30 June 2024

Xi Jinping’s Russian Lessons What the Chinese Leader’s Father Taught Him About Dealing With Moscow

Joseph Torigian

On February 4, 2022, just before invading Ukraine, Russian President Vladimir Putin traveled to Beijing, where he and Chinese leader Xi Jinping signed a document that hailed a “no limits” partnership. In the two-plus years since, China has refused to condemn the invasion and helped Russia acquire materiel, from machine tools to engines to drones, crucial for the war effort. The flourishing partnership between Xi and Putin has raised serious questions in Western capitals. Is the alliance that linked Moscow and Beijing in the early Cold War back? The Russians and the Chinese have repeatedly dismissed such talk, but they have also asserted that their current partnership is more resilient than the days when they led the communist world together.

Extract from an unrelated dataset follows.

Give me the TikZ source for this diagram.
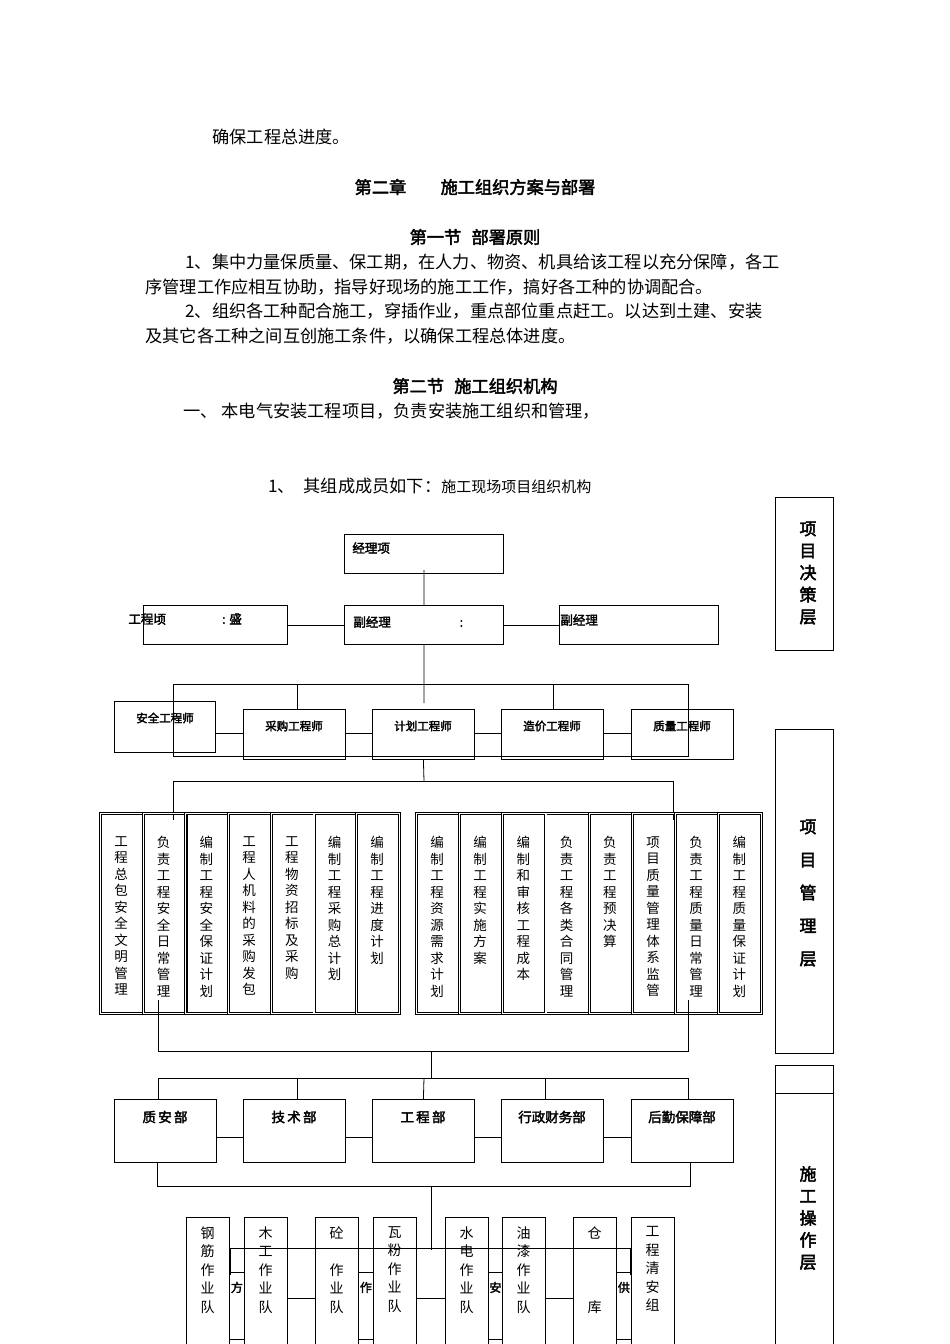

Xi would know. His father, Xi Zhongxun, was a high-level Chinese Communist Party (CCP) official whose own career was a microcosm of relations between Beijing and Moscow during the twentieth century, from the early days of the revolution in the 1920s and 1930s to the on-and-off help during the 1940s and the wholesale copying of the Soviet model in the 1950s, and from the open split of the 1960s and 1970s to the rapprochement in the late 1980s. The elder Xi’s dealings with Moscow showed the dangers of intimacy and enmity, how growing too close created unmanageable tensions that produced a costly feud. Understanding that history, the younger Xi by all appearances believes that the current relationship between Moscow and Beijing is indeed stronger than it was in the 1950s, and that he can avoid the strains that led to the earlier split.

During the Cold War, communist ideology ultimately pushed the two countries apart, while now they are united by a more general set of conservative, anti-Western, and statist attitudes. In the old days, poor relations between individual leaders damaged the relationship, while today, Xi and Putin have made their personal connection a feature of the strategic partnership. Then, the exigencies of the Cold War alliance, which required each side to sacrifice its own interests for the other’s, contained the seeds of its own demise, whereas the current axis of convenience allows more flexibility. China and Russia will never again march in lockstep as they did in the first years after the Chinese Revolution, but they won’t walk away from each other any time soon.